Enter Claire Ibbetson (Sylvia Hoeks), a mysterious heiress who refuses to go outside or let anyone see her. Seeming to communicate only via phone and through walls, she hires Oldman to evaluate and auction off her estate full of priceless furniture and paintings and arcana – including, most fascinating to him, a set of rusty old gears that may once have belonged to an antique machine, perhaps an automaton. As he catalogs Claire’s estate, Oldman stashes away more bits and pieces of gears he finds, taking them to his repairman pal Robert (Jim Sturgess) to put together. But before things get too Da Vinci Code on us, Oldman becomes intrigued by the mercurial Claire as well. She has a youngish, alluring voice, with an ever-so-slight accent. Comfortable only in assessing what he can see, our hero finds himself obsessed with this invisible girl, and, with a little advice from the womanizing Robert, he slowly helps Claire come out of her shell …

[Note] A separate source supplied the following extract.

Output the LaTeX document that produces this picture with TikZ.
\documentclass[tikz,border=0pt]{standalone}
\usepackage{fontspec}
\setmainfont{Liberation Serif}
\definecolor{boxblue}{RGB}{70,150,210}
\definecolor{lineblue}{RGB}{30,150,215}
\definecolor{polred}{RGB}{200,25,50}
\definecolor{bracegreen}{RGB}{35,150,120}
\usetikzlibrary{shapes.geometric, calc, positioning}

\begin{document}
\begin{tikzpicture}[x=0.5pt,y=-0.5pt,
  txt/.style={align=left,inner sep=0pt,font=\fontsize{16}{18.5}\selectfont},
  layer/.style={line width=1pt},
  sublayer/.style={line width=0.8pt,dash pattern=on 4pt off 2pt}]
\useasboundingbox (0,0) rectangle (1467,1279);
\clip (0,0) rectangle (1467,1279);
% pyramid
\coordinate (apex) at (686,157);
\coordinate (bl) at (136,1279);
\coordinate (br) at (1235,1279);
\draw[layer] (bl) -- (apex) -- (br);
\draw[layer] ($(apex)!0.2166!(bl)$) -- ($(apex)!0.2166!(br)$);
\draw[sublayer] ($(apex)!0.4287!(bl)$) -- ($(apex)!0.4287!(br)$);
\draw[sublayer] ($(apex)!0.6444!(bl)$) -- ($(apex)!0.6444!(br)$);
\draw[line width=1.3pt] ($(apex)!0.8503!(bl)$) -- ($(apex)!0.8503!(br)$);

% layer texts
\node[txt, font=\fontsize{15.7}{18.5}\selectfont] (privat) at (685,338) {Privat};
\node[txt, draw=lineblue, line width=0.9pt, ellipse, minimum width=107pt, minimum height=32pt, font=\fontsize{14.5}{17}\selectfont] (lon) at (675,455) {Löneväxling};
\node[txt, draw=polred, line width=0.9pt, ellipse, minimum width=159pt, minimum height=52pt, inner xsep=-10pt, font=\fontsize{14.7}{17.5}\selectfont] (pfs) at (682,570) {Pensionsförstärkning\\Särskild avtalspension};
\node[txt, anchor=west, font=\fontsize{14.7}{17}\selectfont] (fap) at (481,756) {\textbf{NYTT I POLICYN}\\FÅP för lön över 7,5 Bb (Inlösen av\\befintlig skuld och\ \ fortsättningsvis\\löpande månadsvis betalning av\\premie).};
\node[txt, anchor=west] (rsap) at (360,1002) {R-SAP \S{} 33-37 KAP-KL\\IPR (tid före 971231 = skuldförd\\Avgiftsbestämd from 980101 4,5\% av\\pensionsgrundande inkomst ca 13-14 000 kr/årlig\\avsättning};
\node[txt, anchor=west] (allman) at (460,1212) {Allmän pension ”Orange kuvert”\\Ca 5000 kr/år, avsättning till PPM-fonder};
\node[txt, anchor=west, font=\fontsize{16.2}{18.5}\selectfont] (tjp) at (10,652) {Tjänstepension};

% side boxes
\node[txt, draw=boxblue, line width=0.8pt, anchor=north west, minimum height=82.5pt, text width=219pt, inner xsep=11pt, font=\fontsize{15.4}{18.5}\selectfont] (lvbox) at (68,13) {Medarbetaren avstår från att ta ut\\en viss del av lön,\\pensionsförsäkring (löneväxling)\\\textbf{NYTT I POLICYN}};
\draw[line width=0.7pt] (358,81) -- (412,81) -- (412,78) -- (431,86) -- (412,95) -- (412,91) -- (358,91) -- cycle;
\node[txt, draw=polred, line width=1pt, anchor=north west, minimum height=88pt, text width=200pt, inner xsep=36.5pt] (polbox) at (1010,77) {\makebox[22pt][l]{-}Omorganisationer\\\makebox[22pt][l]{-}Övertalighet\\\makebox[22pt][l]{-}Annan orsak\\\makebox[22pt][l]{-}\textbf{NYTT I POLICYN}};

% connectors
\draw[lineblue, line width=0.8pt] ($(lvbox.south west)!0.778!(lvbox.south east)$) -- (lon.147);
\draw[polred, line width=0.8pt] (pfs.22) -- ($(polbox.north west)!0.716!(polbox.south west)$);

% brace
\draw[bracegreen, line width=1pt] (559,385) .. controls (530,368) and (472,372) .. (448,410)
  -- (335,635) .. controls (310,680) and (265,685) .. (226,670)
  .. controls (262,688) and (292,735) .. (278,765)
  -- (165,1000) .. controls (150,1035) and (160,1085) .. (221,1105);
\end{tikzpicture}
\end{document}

Ack, I’ve already said too much. Part of the pleasure in watching The Best Offer is the elegant, unassumingly suspenseful way it unfolds. You never quite know where it’s all headed, in part because it never quite tells you what kind of movie it is. I called it a “romantic thriller,” but there’s a lot more movie here than that. Yes, it works the obsession angle, à la Vertigo and any number of other films, but at times it also feels like something more subtly cutting — a relationship drama about two mismatched, fearful souls who never quite know how to behave around each other. The film’s Old World atmospherics — decaying mansions, elegantly appointed auction rooms, etc. — help draw us in, to be sure. But it’s Rush’s performance, pitched at the nervous edge between scared uncertainty and romantic possibility, that keeps things emotionally grounded. (It also helps that the film sports a soundtrack by the great Ennio Morricone, whose versatility is in full force here; his lovely score veers between lush romanticism and creeping dread.)

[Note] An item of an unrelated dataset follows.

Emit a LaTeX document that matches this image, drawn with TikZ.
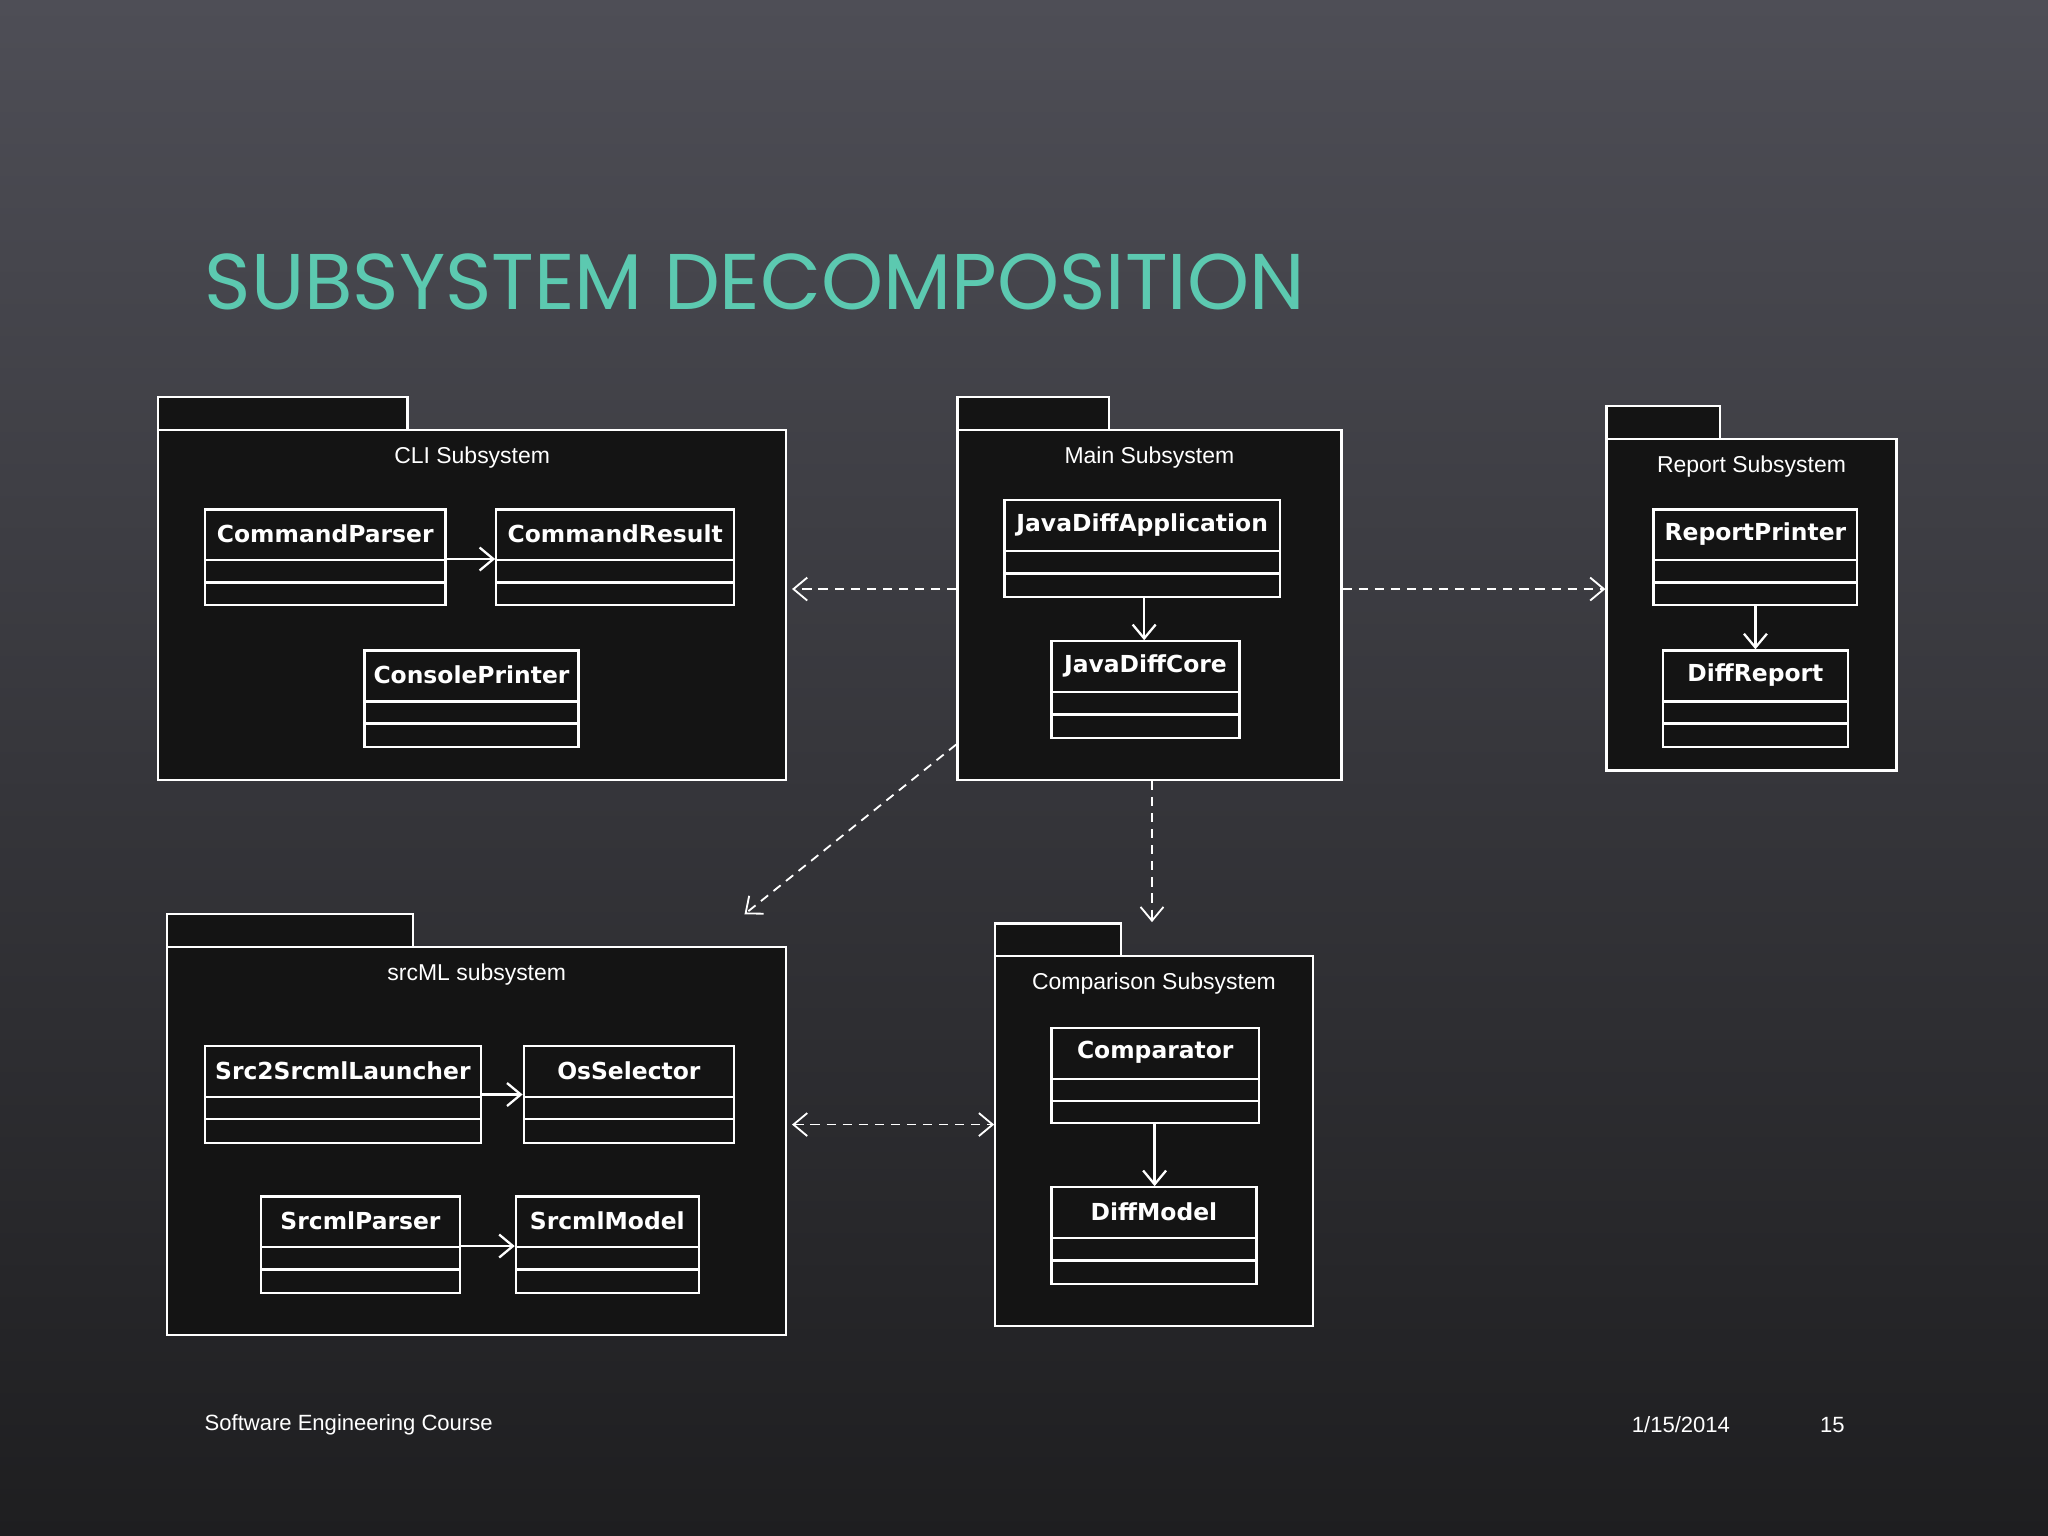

Tornatore, who was one of the more successful foreign directors to release films during the nineties, often likes to depict the clash of the old and the new. But he’s a classicist and traditionalist at heart, so his sympathies generally lie with the (sometimes delusional) old men who link us to the past: Philippe Noiret’s Alfredo in Cinema Paradiso, Marcello Mastroianni’s Matteo in Everybody’s Fine (the original, not the De Niro remake). Here, too, he redeems Oldman (ha-ha, get it?), who, for all his paralysis and snootiness, is a figure of pure innocence. His stuffed-shirt paralysis is a byproduct of his fear and inability to connect. At nights he sits in a secret vault full of invaluable master paintings he’s acquired over the years, some of them by trickery; the paintings span across the centuries and they all depict beautiful women looking straight out from the canvas. He finds comfort in their questioning, but unchanging gazes. In real life, this would be unnervingly creepy; in this director’s world, it’s beautiful, nobly stunted behavior.

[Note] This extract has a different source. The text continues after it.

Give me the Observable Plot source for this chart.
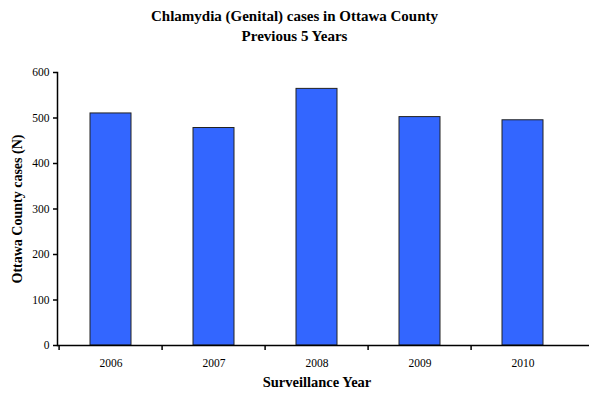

The timelessness Oldman responds to in those artworks informs the queasiness he feels around the uncertain figure of Claire, and this tension works, subtly, on us, too. But different viewers will respond to Tornatore’s teasings differently: I found myself mostly enraptured and unable to guess what was coming next, though I’m sure there are those out there to whom The Best Offer will feel predictable. But none of that quite matters, because even as he loads up on the genre machinations and metaphors, Tornatore is wise enough to stay fixed on the central characters’ ever-evolving pas de deux of attraction and fear. Does The Best Offer ultimately add up to anything? I’m not sure. But its stately, romantic suspense is absorbing nonetheless.